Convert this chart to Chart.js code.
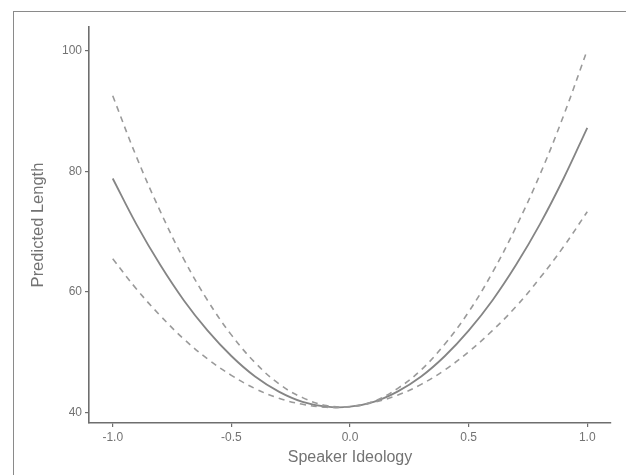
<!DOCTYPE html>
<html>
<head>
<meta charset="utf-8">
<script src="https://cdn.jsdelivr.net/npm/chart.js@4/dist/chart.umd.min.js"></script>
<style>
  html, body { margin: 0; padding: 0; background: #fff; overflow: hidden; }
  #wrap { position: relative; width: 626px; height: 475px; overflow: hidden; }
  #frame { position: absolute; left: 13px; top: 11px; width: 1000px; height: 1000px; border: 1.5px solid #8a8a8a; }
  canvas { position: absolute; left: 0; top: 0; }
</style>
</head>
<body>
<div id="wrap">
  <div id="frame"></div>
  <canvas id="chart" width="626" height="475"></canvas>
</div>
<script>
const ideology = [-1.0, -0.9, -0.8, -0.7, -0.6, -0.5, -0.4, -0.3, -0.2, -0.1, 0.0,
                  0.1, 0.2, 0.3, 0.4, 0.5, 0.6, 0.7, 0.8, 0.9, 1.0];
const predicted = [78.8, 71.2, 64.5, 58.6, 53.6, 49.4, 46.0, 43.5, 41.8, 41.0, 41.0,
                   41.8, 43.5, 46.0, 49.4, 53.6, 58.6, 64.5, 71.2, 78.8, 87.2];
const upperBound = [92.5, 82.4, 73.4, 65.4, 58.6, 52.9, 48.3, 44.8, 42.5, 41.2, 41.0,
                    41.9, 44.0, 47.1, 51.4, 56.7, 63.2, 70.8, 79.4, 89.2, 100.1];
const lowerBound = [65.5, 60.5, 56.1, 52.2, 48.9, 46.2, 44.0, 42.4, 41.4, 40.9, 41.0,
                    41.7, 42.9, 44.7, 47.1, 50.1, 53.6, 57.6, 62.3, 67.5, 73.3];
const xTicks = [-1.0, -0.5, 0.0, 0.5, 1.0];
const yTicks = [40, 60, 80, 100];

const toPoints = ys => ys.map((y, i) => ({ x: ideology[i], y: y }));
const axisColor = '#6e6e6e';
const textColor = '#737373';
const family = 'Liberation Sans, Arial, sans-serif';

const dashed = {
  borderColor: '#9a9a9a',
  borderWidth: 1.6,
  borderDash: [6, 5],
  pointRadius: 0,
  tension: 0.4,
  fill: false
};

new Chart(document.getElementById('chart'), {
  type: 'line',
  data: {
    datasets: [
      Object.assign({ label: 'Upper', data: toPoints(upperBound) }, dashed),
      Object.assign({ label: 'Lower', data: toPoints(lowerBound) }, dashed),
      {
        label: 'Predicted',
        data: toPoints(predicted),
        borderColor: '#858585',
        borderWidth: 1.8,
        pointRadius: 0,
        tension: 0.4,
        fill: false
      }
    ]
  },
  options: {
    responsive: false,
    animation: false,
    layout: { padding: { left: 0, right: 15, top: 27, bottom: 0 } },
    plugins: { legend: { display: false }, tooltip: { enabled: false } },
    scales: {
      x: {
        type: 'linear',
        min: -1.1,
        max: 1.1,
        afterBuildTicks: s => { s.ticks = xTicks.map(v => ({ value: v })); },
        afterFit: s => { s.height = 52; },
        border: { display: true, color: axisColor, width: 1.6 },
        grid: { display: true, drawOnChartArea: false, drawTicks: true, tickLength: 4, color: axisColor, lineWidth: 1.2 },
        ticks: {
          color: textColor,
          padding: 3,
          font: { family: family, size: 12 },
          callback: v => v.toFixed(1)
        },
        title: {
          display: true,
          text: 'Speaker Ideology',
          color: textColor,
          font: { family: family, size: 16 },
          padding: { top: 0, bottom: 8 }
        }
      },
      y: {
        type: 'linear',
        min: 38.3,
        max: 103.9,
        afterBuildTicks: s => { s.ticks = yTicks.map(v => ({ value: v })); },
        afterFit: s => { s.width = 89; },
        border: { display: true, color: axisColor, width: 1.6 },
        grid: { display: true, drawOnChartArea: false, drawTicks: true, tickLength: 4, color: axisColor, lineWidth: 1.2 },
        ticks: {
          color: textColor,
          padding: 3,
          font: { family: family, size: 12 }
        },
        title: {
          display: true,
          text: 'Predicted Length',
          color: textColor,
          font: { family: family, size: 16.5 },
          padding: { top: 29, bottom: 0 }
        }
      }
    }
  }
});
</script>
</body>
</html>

DIRECTION
Your copy of the data should match it exactly, except that pictures are left out.

SOLUTION TO THE PROBLEM
Convert this chart to Chart.js code.
<!DOCTYPE html>
<html>
<head>
<meta charset="utf-8">
<script src="https://cdn.jsdelivr.net/npm/chart.js@4/dist/chart.umd.min.js"></script>
<style>
  html, body { margin: 0; padding: 0; background: #fff; overflow: hidden; }
  #wrap { position: relative; width: 626px; height: 475px; overflow: hidden; }
  #frame { position: absolute; left: 13px; top: 11px; width: 1000px; height: 1000px; border: 1.5px solid #8a8a8a; }
  canvas { position: absolute; left: 0; top: 0; }
</style>
</head>
<body>
<div id="wrap">
  <div id="frame"></div>
  <canvas id="chart" width="626" height="475"></canvas>
</div>
<script>
const ideology = [-1.0, -0.9, -0.8, -0.7, -0.6, -0.5, -0.4, -0.3, -0.2, -0.1, 0.0,
                  0.1, 0.2, 0.3, 0.4, 0.5, 0.6, 0.7, 0.8, 0.9, 1.0];
const predicted = [78.8, 71.2, 64.5, 58.6, 53.6, 49.4, 46.0, 43.5, 41.8, 41.0, 41.0,
                   41.8, 43.5, 46.0, 49.4, 53.6, 58.6, 64.5, 71.2, 78.8, 87.2];
const upperBound = [92.5, 82.4, 73.4, 65.4, 58.6, 52.9, 48.3, 44.8, 42.5, 41.2, 41.0,
                    41.9, 44.0, 47.1, 51.4, 56.7, 63.2, 70.8, 79.4, 89.2, 100.1];
const lowerBound = [65.5, 60.5, 56.1, 52.2, 48.9, 46.2, 44.0, 42.4, 41.4, 40.9, 41.0,
                    41.7, 42.9, 44.7, 47.1, 50.1, 53.6, 57.6, 62.3, 67.5, 73.3];
const xTicks = [-1.0, -0.5, 0.0, 0.5, 1.0];
const yTicks = [40, 60, 80, 100];

const toPoints = ys => ys.map((y, i) => ({ x: ideology[i], y: y }));
const axisColor = '#6e6e6e';
const textColor = '#737373';
const family = 'Liberation Sans, Arial, sans-serif';

const dashed = {
  borderColor: '#9a9a9a',
  borderWidth: 1.6,
  borderDash: [6, 5],
  pointRadius: 0,
  tension: 0.4,
  fill: false
};

new Chart(document.getElementById('chart'), {
  type: 'line',
  data: {
    datasets: [
      Object.assign({ label: 'Upper', data: toPoints(upperBound) }, dashed),
      Object.assign({ label: 'Lower', data: toPoints(lowerBound) }, dashed),
      {
        label: 'Predicted',
        data: toPoints(predicted),
        borderColor: '#858585',
        borderWidth: 1.8,
        pointRadius: 0,
        tension: 0.4,
        fill: false
      }
    ]
  },
  options: {
    responsive: false,
    animation: false,
    layout: { padding: { left: 0, right: 15, top: 27, bottom: 0 } },
    plugins: { legend: { display: false }, tooltip: { enabled: false } },
    scales: {
      x: {
        type: 'linear',
        min: -1.1,
        max: 1.1,
        afterBuildTicks: s => { s.ticks = xTicks.map(v => ({ value: v })); },
        afterFit: s => { s.height = 52; },
        border: { display: true, color: axisColor, width: 1.6 },
        grid: { display: true, drawOnChartArea: false, drawTicks: true, tickLength: 4, color: axisColor, lineWidth: 1.2 },
        ticks: {
          color: textColor,
          padding: 3,
          font: { family: family, size: 12 },
          callback: v => v.toFixed(1)
        },
        title: {
          display: true,
          text: 'Speaker Ideology',
          color: textColor,
          font: { family: family, size: 16 },
          padding: { top: 0, bottom: 8 }
        }
      },
      y: {
        type: 'linear',
        min: 38.3,
        max: 103.9,
        afterBuildTicks: s => { s.ticks = yTicks.map(v => ({ value: v })); },
        afterFit: s => { s.width = 89; },
        border: { display: true, color: axisColor, width: 1.6 },
        grid: { display: true, drawOnChartArea: false, drawTicks: true, tickLength: 4, color: axisColor, lineWidth: 1.2 },
        ticks: {
          color: textColor,
          padding: 3,
          font: { family: family, size: 12 }
        },
        title: {
          display: true,
          text: 'Predicted Length',
          color: textColor,
          font: { family: family, size: 16.5 },
          padding: { top: 29, bottom: 0 }
        }
      }
    }
  }
});
</script>
</body>
</html>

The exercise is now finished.